Die Zeiten ändern sich, und mit ihnen die Märkte. Einen rapiden Wandel vollzieht gerade der Markt für Assets zur Erzeugung erneuerbarer Energien. Während sich hier noch vor wenigen Jahren vor allem institutionelle Investoren tummelten, die auf stabile und regelmäßige Einnahmen Wert legten, lockt das Segment mit dem bevorstehenden Ende der staatlichen Einspeisevergütungen immer risikofreudigere Großinvestoren in den Markt.
Inzwischen treibt nicht nur Deutschland, sondern auch die Europäische Union im Rahmen ihres „Green Deals“ den Ausbau alternativer Energien massiv voran.

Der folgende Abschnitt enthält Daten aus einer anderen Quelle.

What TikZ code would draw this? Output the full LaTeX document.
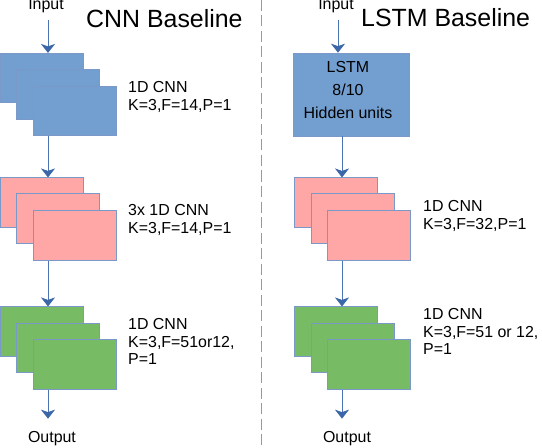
\documentclass[tikz,border=0pt]{standalone}
\usepackage{fontspec}
\setmainfont{Liberation Sans}
\usetikzlibrary{arrows.meta}
\definecolor{boxblue}{HTML}{729FCF}
\definecolor{boxred}{HTML}{FFA6A6}
\definecolor{boxgreen}{HTML}{77BC65}
\definecolor{edgeblue}{HTML}{7A99C9}
\definecolor{linkblue}{HTML}{4A74B4}
\definecolor{tipblue}{HTML}{3B67A8}
\definecolor{sepblue}{HTML}{7F9CCB}

\begin{document}
\begin{tikzpicture}[x=1bp,y=-1bp]
\tikzstyle{every node}+=[inner sep=0pt]
\tikzstyle{layer}=[draw=edgeblue,line width=0.6bp,minimum width=83bp,minimum height=49.5bp]
\tikzstyle{small}=[font=\fontsize{16}{17.5}\selectfont,align=left]
\tikzstyle{title}=[font=\fontsize{25}{30}\selectfont]
\tikzstyle{conn}=[linkblue,line width=0.8bp,-{Stealth[length=9bp,width=14bp,inset=2.5bp,color=tipblue]}]
\useasboundingbox (0,0) rectangle (542,448);
\draw [sepblue,line width=1bp,dash pattern=on 11bp off 4.5bp] (261,0) -- (261,448);
\node [title,anchor=base west] (cnntitle) at (86,28) {CNN Baseline};
\node [title,anchor=base west] (lstmtitle) at (361,27) {LSTM Baseline};
\node [small,anchor=base] (lin) at (46,10) {Input};
\node [small,anchor=base] (rin) at (336,10) {Input};
\node [small,anchor=base] (lout) at (52,442) {Output};
\node [small,anchor=base] (rout) at (347,442) {Output};
\coordinate (lx) at (48,0);
\coordinate (rxin) at (338,0);
\coordinate (rx) at (342,0);
% CNN baseline
\node [layer,fill=boxblue] (l1a) at (41.5,78) {};
\node [layer,fill=boxblue] (l1b) at (58,94.5) {};
\node [layer,fill=boxblue] (l1c) at (74.5,111) {};
\node [small,anchor=north west] (l1lbl) at (128,81.5) {1D CNN\\K=3,F=14,P=1};
\node [layer,fill=boxred] (l2a) at (41.5,202.5) {};
\node [layer,fill=boxred] (l2b) at (58,218.5) {};
\node [layer,fill=boxred] (l2c) at (74.5,235.5) {};
\node [small,anchor=north west] (l2lbl) at (128,204.5) {3x 1D CNN\\K=3,F=14,P=1};
\node [layer,fill=boxgreen] (l3a) at (41.5,331.5) {};
\node [layer,fill=boxgreen] (l3b) at (58,348) {};
\node [layer,fill=boxgreen] (l3c) at (74.5,364.5) {};
\node [small,anchor=north west] (l3lbl) at (128,318.5) {1D CNN\\K=3,F=51or12,\\P=1};
\draw [conn,shorten <=6.5bp] (lx |- lin.south) -- (lx |- l1a.north);
\draw [conn] (lx |- l1c.south) -- (lx |- l2a.north);
\draw [conn] (lx |- l2c.south) -- (lx |- l3a.north);
\draw [conn,shorten >=12bp] (lx |- l3c.south) -- (lx |- lout.north);
% LSTM baseline
\node [draw=edgeblue,line width=0.6bp,fill=boxblue,minimum width=116bp,minimum height=83bp] (lstm) at (351,94.5) {};
\node [font=\fontsize{16}{23}\selectfont,align=center] (lstmtxt) at ([shift={(-3bp,4.25bp)}]lstm.center) {LSTM\\8/10\\Hidden units};
\node [layer,fill=boxred] (r2a) at (336,202.5) {};
\node [layer,fill=boxred] (r2b) at (352.5,218.5) {};
\node [layer,fill=boxred] (r2c) at (369,235.5) {};
\node [small,anchor=north west] (r2lbl) at (423,200.5) {1D CNN\\K=3,F=32,P=1};
\node [layer,fill=boxgreen] (r3a) at (336,331.5) {};
\node [layer,fill=boxgreen] (r3b) at (352.5,348) {};
\node [layer,fill=boxgreen] (r3c) at (369,364.5) {};
\node [small,anchor=north west] (r3lbl) at (423,308.5) {1D CNN\\K=3,F=51 or 12,\\P=1};
\draw [conn,shorten <=6.5bp] (rxin |- rin.south) -- (rxin |- lstm.north);
\draw [conn] (rx |- lstm.south) -- (rx |- r2a.north);
\draw [conn] (rx |- r2c.south) -- (rx |- r3a.north);
\draw [conn,shorten >=12bp] (rx |- r3c.south) -- (rx |- rout.north);
\end{tikzpicture}
\end{document}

Und mit dem Ausbruch des Ukraine-Kriegs ist das Thema Energiesicherheit ganz oben auf die Tagesordnung gerückt. Auf dem Strommarkt wirken sich diese Entwicklungen bereits heute stark aus – in Gestalt deutlich steigender Preise und einer Zunahme der Volatilität.
Gewinner und Verlierer stehen fest – wirklich?
Auf den ersten Blick scheinen Gewinner und Verlierer dieser Entwicklung festzustehen: Während der Spotmarkt mit zusätzlichen Renditechancen risikofreudigen Investoren in die Hände spielt, haben die eher risikoaversen das Nachsehen.
Doch das tatsächliche Bild ist so eindeutig nicht, denn auch für konservativere Investoren wie Versicherer bieten sich auch im veränderten Marktumfeld weiterhin attraktive Möglichkeiten. So sind zum einen Bestandsobjekte kaum betroffen, da hier die Entwicklung des Strompreises während der Vertragslaufzeit nur eine Nebenrolle spielt und die Stromvermarktung genauen vertraglichen Regelungen unterliegt. Das Auf und Ab des Strompreises lässt sich hier allenfalls zur kurzfristigen und moderaten Renditeoptimierung nutzten.
Hingegen gewinnt der längerfristige Strompreistrend an Bedeutung, sobald die erwartete Lebenszeit des Assets die vertraglichen Bindungen übersteigt. Hier gilt: In dem Maße, in dem der Strompreis steigt, wächst zugleich auch der beizulegende Wert des Projekts.
Wie stark sie tatsächlich ins Risiko gehen wollen, sollten sich jedoch auch die weniger konservativen Investoren genau überlegen. Tatsächlich bergen insbesondere Projekte, die noch nicht in Betrieb sind, ein teils erhebliches Risiko für die Vermarktungsstrategie. Auch wenn der Spotmarkt angesichts der stark gestiegenen Preise ein beträchtliches Ertragspotenzial bereithält, kann bei einbrechendem Markt im schlimmsten Fall die Rendite in den negativen Bereich drehen.
Sicherheit durch PPAs
Auch für Investoren, die Markchancen nutzen, aber nicht ins volle Risiko gehen wollen, gibt es interessante Optionen und Absicherungsmöglichkeiten. Zum einen steht ihnen in bestimmten Märkten ein gewisses Zeitfenster mit der Wahlmöglichkeit zwischen der Vermarktung über den Spotmarkt und der Überführung in die Welt fester Einspeisetarife offen. Während diese Periode bislang möglichst kurz gehalten wurde, lässt sich inzwischen beobachten, dass die Möglichkeiten, kurzfristig vom hohen Spotpreis zu profitieren, aktiver genutzt werden.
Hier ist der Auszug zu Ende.